Hello everyone, i really like tiger barbs and would like to get about 5. i have a 4ft tank with a red tailed shark, an opaline gourami, and a bn pleco. would they all get along? im not too concerned about the shark or the gourami, they can handle themselves but im worried the barbs may bother the pleco which is only 2in. thanks


----------



## MckinneyFish (Oct 27, 2011)

I think you would be fine. I have a 55 gallon tank with a school of tiger barbs and a bristlenose pleco that is about 1.5 inches and they haven't bothered him once, as far as I know they get along without a problem.


----------



## MinaMinaMina (Aug 28, 2011)

I can't garauntee ya anything, but having a larger group would def help. A group of 8 or more would lessen the chance that they would overly harass anyone outside of their group. Having the tank densely planted and with plenty of hiding places would help, as well.

But its not the BN I'd be _most_ worried about. He'd probably hide pretty effectively from Tiger Barbs. The Gourami would be a much easier target. They are slow, sedate fish that would be way too tempting for the raucous Tiger Barb. Same goes for the Red Tailed Shark, it is too aggressive for the Gourami and _especially_ the BN.

I would say either go with the Gourami and BN, *OR* go with the Red Tailed Shark and possibly a group of Tiger Barb. (But please see the caution below.) Any mixing of those two separate groups would cause problems, if not sooner then def later.
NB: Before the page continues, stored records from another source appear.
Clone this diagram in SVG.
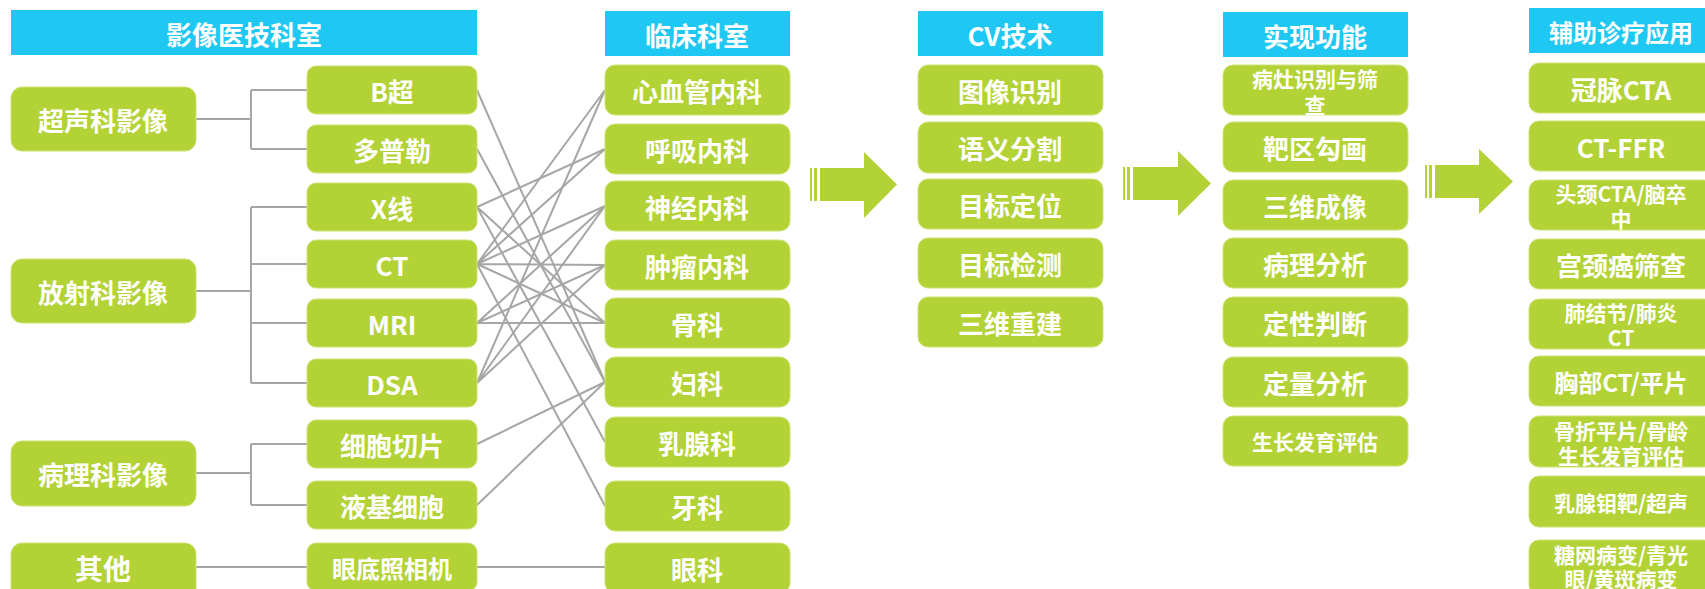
<svg xmlns="http://www.w3.org/2000/svg" width="1705" height="589" viewBox="0 0 1705 589">
<style>
.hd{fill:#1FC8F2}
.nd{fill:#B2D235;stroke:#CDE277;stroke-width:1}
.ar{fill:#B2D235}
.t{fill:#fff;font-family:"Noto Sans CJK SC","Noto Sans",sans-serif;font-weight:700;font-size:26px;text-anchor:middle;dominant-baseline:central}
.s{font-size:21px}
.m{font-size:24px}
.l{font-size:28px}
.cn{fill:none;stroke:#A6A6A6;stroke-width:2}
</style>
<rect width="1705" height="589" fill="#fff"/>
<g id="connectors" class="cn">
<path d="M196,119H251M251,90V149M251,90H307M251,149H307"/>
<path d="M196,291H251M251,207V383M251,207H307M251,264H307M251,323H307M251,383H307"/>
<path d="M196,473H251M251,444V505M251,444H307M251,505H307"/>
<path d="M196,567H307"/>
<path d="M477,567H605"/>
<path d="M477,90L605,382"/>
<path d="M477,149L605,382"/>
<path d="M477,207L605,149M477,207L605,323M477,207L605,442"/>
<path d="M477,264L605,90M477,264L605,149M477,264L605,206M477,264L605,265M477,264L605,323M477,264L605,506"/>
<path d="M477,323L605,206M477,323L605,265M477,323L605,323"/>
<path d="M477,383L605,90M477,383L605,206M477,383L605,265"/>
<path d="M477,444L605,382M477,505L605,382"/>
</g>
<g id="h1"><rect class="hd" x="11" y="10" width="466" height="45"/><text class="t" x="244" y="33">影像医技科室</text></g>
<g id="h2"><rect class="hd" x="605" y="11" width="185" height="45"/><text class="t" x="697" y="34">临床科室</text></g>
<g id="h3"><rect class="hd" x="918" y="11" width="185" height="45"/><text class="t" x="1010" y="34">CV技术</text></g>
<g id="h4"><rect class="hd" x="1223" y="12" width="185" height="45"/><text class="t" x="1315" y="35">实现功能</text></g>
<g id="h5"><rect class="hd" x="1529" y="8" width="185" height="45"/><text class="t m" x="1621" y="31">辅助诊疗应用</text></g>

<g id="n-cs"><rect class="nd" x="11" y="87" width="185" height="64" rx="11"/><text class="t" x="103" y="119">超声科影像</text></g>
<g id="n-fs"><rect class="nd" x="11" y="259" width="185" height="64" rx="11"/><text class="t" x="103" y="291">放射科影像</text></g>
<g id="n-bl"><rect class="nd" x="11" y="441" width="185" height="65" rx="11"/><text class="t" x="103" y="473">病理科影像</text></g>
<g id="n-qt"><rect class="nd" x="11" y="543" width="185" height="65" rx="11"/><text class="t l" x="103" y="568">其他</text></g>

<g id="n-bc"><rect class="nd" x="307" y="66" width="170" height="48" rx="9"/><text class="t" x="392" y="90">B超</text></g>
<g id="n-dpl"><rect class="nd" x="307" y="125" width="170" height="48" rx="9"/><text class="t" x="392" y="149">多普勒</text></g>
<g id="n-xx"><rect class="nd" x="307" y="183" width="170" height="48" rx="9"/><text class="t" x="392" y="207">X线</text></g>
<g id="n-ct"><rect class="nd" x="307" y="240" width="170" height="48" rx="9"/><text class="t" x="392" y="264">CT</text></g>
<g id="n-mri"><rect class="nd" x="307" y="299" width="170" height="48" rx="9"/><text class="t" x="392" y="323">MRI</text></g>
<g id="n-dsa"><rect class="nd" x="307" y="359" width="170" height="48" rx="9"/><text class="t" x="392" y="383">DSA</text></g>
<g id="n-xbqp"><rect class="nd" x="307" y="420" width="170" height="48" rx="9"/><text class="t" x="392" y="444">细胞切片</text></g>
<g id="n-yjxb"><rect class="nd" x="307" y="481" width="170" height="48" rx="9"/><text class="t" x="392" y="505">液基细胞</text></g>
<g id="n-yd"><rect class="nd" x="307" y="543" width="170" height="48" rx="9"/><text class="t m" x="392" y="567">眼底照相机</text></g>

<g id="d-xxg"><rect class="nd" x="605" y="65" width="185" height="50" rx="10"/><text class="t" x="697" y="90">心血管内科</text></g>
<g id="d-hx"><rect class="nd" x="605" y="124" width="185" height="50" rx="10"/><text class="t" x="697" y="149">呼吸内科</text></g>
<g id="d-sj"><rect class="nd" x="605" y="181" width="185" height="50" rx="10"/><text class="t" x="697" y="206">神经内科</text></g>
<g id="d-zl"><rect class="nd" x="605" y="240" width="185" height="50" rx="10"/><text class="t" x="697" y="265">肿瘤内科</text></g>
<g id="d-gk"><rect class="nd" x="605" y="298" width="185" height="50" rx="10"/><text class="t" x="697" y="323">骨科</text></g>
<g id="d-fk"><rect class="nd" x="605" y="357" width="185" height="50" rx="10"/><text class="t" x="697" y="382">妇科</text></g>
<g id="d-rx"><rect class="nd" x="605" y="417" width="185" height="50" rx="10"/><text class="t" x="697" y="442">乳腺科</text></g>
<g id="d-yk"><rect class="nd" x="605" y="481" width="185" height="50" rx="10"/><text class="t" x="697" y="506">牙科</text></g>
<g id="d-yank"><rect class="nd" x="605" y="543" width="185" height="50" rx="10"/><text class="t" x="697" y="568">眼科</text></g>

<g id="arrow1"><rect class="ar" x="810" y="168" width="2" height="33"/><rect class="ar" x="814" y="168" width="3" height="33"/><path class="ar" d="M820,168H864V152L897,184.5L864,218V201H820Z"/></g>

<g id="c-sb"><rect class="nd" x="918" y="65" width="185" height="50" rx="10"/><text class="t" x="1010" y="90">图像识别</text></g>
<g id="c-fg"><rect class="nd" x="918" y="122" width="185" height="51" rx="10"/><text class="t" x="1010" y="147">语义分割</text></g>
<g id="c-dw"><rect class="nd" x="918" y="179" width="185" height="50" rx="10"/><text class="t" x="1010" y="204">目标定位</text></g>
<g id="c-jc"><rect class="nd" x="918" y="238" width="185" height="50" rx="10"/><text class="t" x="1010" y="263">目标检测</text></g>
<g id="c-cj"><rect class="nd" x="918" y="297" width="185" height="50" rx="10"/><text class="t" x="1010" y="322">三维重建</text></g>

<g id="arrow2"><rect class="ar" x="1123" y="167" width="2" height="33"/><rect class="ar" x="1127" y="167" width="3" height="33"/><path class="ar" d="M1133,167H1178V151L1211,183.5L1178,216V200H1133Z"/></g>

<g id="f-bz"><rect class="nd" x="1223" y="65" width="185" height="50" rx="10"/><text class="t s"><tspan x="1315" y="77.5">病灶识别与筛</tspan><tspan x="1315" y="103.5">查</tspan></text></g>
<g id="f-bq"><rect class="nd" x="1223" y="122" width="185" height="50" rx="10"/><text class="t" x="1315" y="147">靶区勾画</text></g>
<g id="f-sw"><rect class="nd" x="1223" y="180" width="185" height="50" rx="10"/><text class="t" x="1315" y="205">三维成像</text></g>
<g id="f-bl"><rect class="nd" x="1223" y="238" width="185" height="50" rx="10"/><text class="t" x="1315" y="263">病理分析</text></g>
<g id="f-dx"><rect class="nd" x="1223" y="297" width="185" height="50" rx="10"/><text class="t" x="1315" y="322">定性判断</text></g>
<g id="f-dl"><rect class="nd" x="1223" y="357" width="185" height="50" rx="10"/><text class="t" x="1315" y="382">定量分析</text></g>
<g id="f-sz"><rect class="nd" x="1223" y="416" width="185" height="50" rx="10"/><text class="t s" x="1315" y="441">生长发育评估</text></g>

<g id="arrow3"><rect class="ar" x="1425" y="165" width="2" height="33"/><rect class="ar" x="1429" y="165" width="3" height="33"/><path class="ar" d="M1435,165H1479V149L1513,181.5L1479,214V198H1435Z"/></g>

<g id="a-gm"><rect class="nd" x="1529" y="63" width="185" height="50" rx="10"/><text class="t" x="1621" y="88">冠脉CTA</text></g>
<g id="a-ffr"><rect class="nd" x="1529" y="121" width="185" height="50" rx="10"/><text class="t" x="1621" y="146">CT-FFR</text></g>
<g id="a-tj"><rect class="nd" x="1529" y="180" width="185" height="50" rx="10"/><text class="t s"><tspan x="1621" y="193">头颈CTA/脑卒</tspan><tspan x="1621" y="218">中</tspan></text></g>
<g id="a-gj"><rect class="nd" x="1529" y="239" width="185" height="50" rx="10"/><text class="t" x="1621" y="264">宫颈癌筛查</text></g>
<g id="a-fj"><rect class="nd" x="1529" y="299" width="185" height="50" rx="10"/><text class="t s"><tspan x="1621" y="311.5">肺结节/肺炎</tspan><tspan x="1621" y="336.5">CT</tspan></text></g>
<g id="a-xb"><rect class="nd" x="1529" y="356" width="185" height="50" rx="10"/><text class="t m" x="1621" y="381">胸部CT/平片</text></g>
<g id="a-gz"><rect class="nd" x="1529" y="416" width="185" height="51" rx="10"/><text class="t s"><tspan x="1621" y="430">骨折平片/骨龄</tspan><tspan x="1621" y="455">生长发育评估</tspan></text></g>
<g id="a-rx"><rect class="nd" x="1529" y="476" width="185" height="51" rx="10"/><text class="t s" x="1621" y="501.5">乳腺钼靶/超声</text></g>
<g id="a-tw"><rect class="nd" x="1529" y="540" width="185" height="55" rx="10"/><text class="t s"><tspan x="1621" y="554">糖网病变/青光</tspan><tspan x="1621" y="578">眼/黄斑病变</tspan></text></g>
</svg>
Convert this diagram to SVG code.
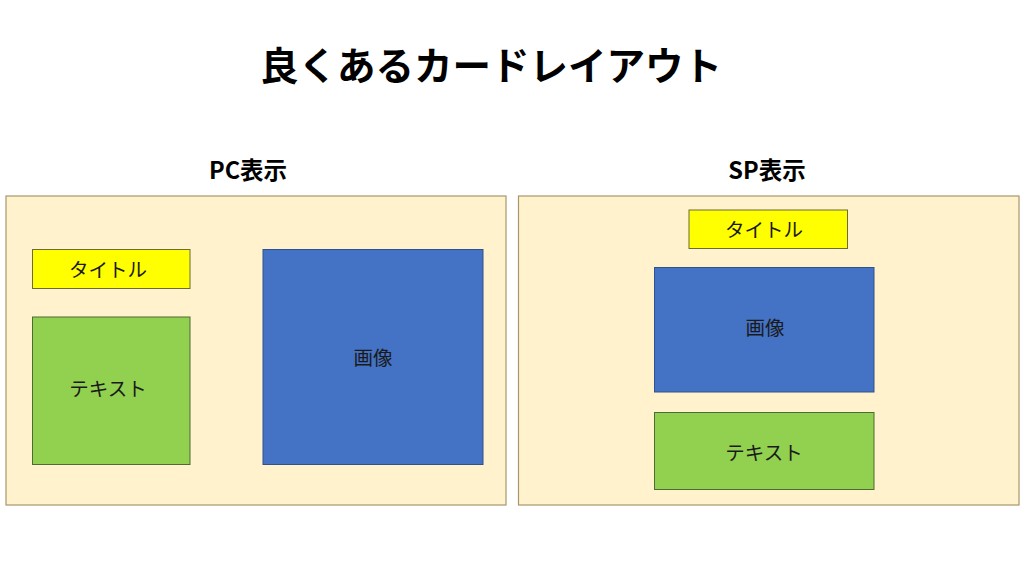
<svg xmlns="http://www.w3.org/2000/svg" width="1024" height="576" viewBox="0 0 1024 576">
<style>
text{font-family:"Noto Sans CJK JP","Liberation Sans",sans-serif;text-anchor:middle;dominant-baseline:central}
.h1{font-size:38.5px;font-weight:bold;fill:#000}
.h2{font-size:23.5px;font-weight:bold;fill:#000}
.lbl{font-size:19.5px;fill:#1a1a1a}
.card{fill:#fff2cc;stroke:#a8976a;stroke-width:1.2}
.title{fill:#ffff00;stroke:#6b6b3a;stroke-width:1}
.img{fill:#4472c4;stroke:#2f528f;stroke-width:1}
.txt{fill:#92d050;stroke:#4f6b35;stroke-width:1}
</style>
<rect width="1024" height="576" fill="#fff"/>
<text class="h1" x="491" y="63">良くあるカードレイアウト</text>
<text class="h2" x="248" y="169">PC表示</text>
<text class="h2" x="767" y="169">SP表示</text>
<g id="pc-card">
<rect class="card" x="6" y="196" width="500" height="309"/>
</g>
<g id="pc-title">
<rect class="title" x="32.5" y="249.5" width="157.5" height="39"/>
<text class="lbl" x="108" y="268">タイトル</text>
</g>
<g id="pc-text">
<rect class="txt" x="32.5" y="317" width="157.5" height="147.5"/>
<text class="lbl" x="108" y="387">テキスト</text>
</g>
<g id="pc-image">
<rect class="img" x="263" y="249.5" width="220" height="215"/>
<text class="lbl" x="373" y="356">画像</text>
</g>
<g id="sp-card">
<rect class="card" x="518.5" y="196" width="500.5" height="309"/>
</g>
<g id="sp-title">
<rect class="title" x="689" y="210" width="158.5" height="38.5"/>
<text class="lbl" x="764" y="228">タイトル</text>
</g>
<g id="sp-image">
<rect class="img" x="654.5" y="267.5" width="219.5" height="124.5"/>
<text class="lbl" x="765" y="326">画像</text>
</g>
<g id="sp-text">
<rect class="txt" x="654.5" y="412.5" width="219.5" height="77"/>
<text class="lbl" x="764" y="451">テキスト</text>
</g>
<g id="connectors"></g>
</svg>
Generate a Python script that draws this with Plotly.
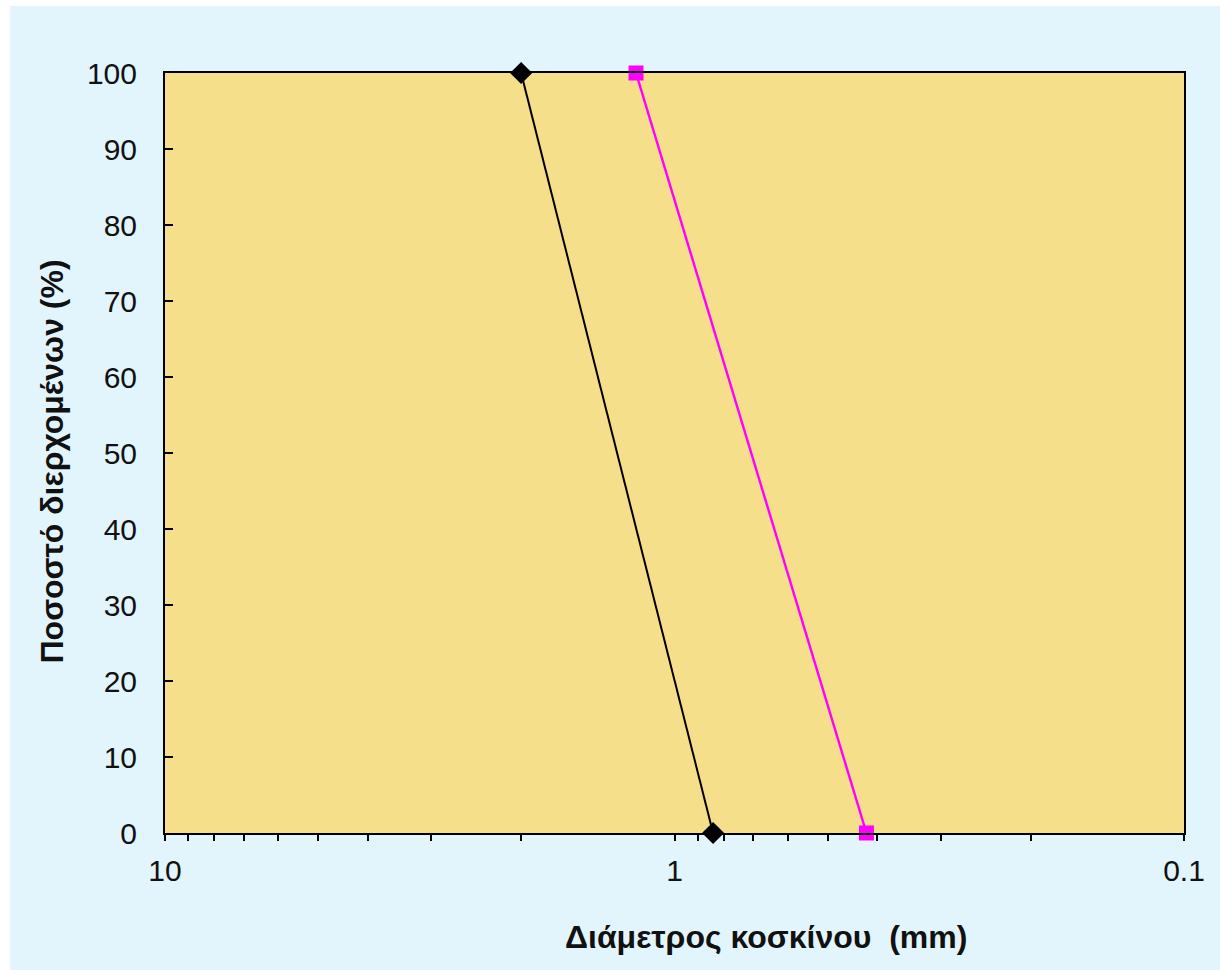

Caution- I've heard, but cannot confirm, the RTS can be aggressive towards fish with vertical stripes.


----------



## mileshs95 (Sep 24, 2011)

MinaMinaMina said:


> I can't garauntee ya anything, but having a larger group would def help. A group of 8 or more would lessen the chance that they would overly harass anyone outside of their group. Having the tank densely planted and with plenty of hiding places would help, as well.
> 
> But its not the BN I'd be _most_ worried about. He'd probably hide pretty effectively from Tiger Barbs. The Gourami would be a much easier target. They are slow, sedate fish that would be way too tempting for the raucous Tiger Barb. Same goes for the Red Tailed Shark, it is too aggressive for the Gourami and _especially_ the BN.
> 
> ...


i already have the RTS and gourami and they get along fine. they chase eachother around the tank every once in awhile but nobody gets hurt and the chase is about a second and a half. i dont think i could fit 8 tiger barbs in my tank so i think im gonna pass on the barbs. thanks guys


----------



## MckinneyFish (Oct 27, 2011)

Just in case this sways your decision, I only have 3 tiger barbs and they don't harass anything in my tank. I have 3 mollies, 3 tiger barbs, and a BN pleco. The barbs just swim around together and mind their own business as far as I can tell.


----------



## mileshs95 (Sep 24, 2011)

MckinneyFish said:


> Just in case this sways your decision, I only have 3 tiger barbs and they don't harass anything in my tank. I have 3 mollies, 3 tiger barbs, and a BN pleco. The barbs just swim around together and mind their own business as far as I can tell.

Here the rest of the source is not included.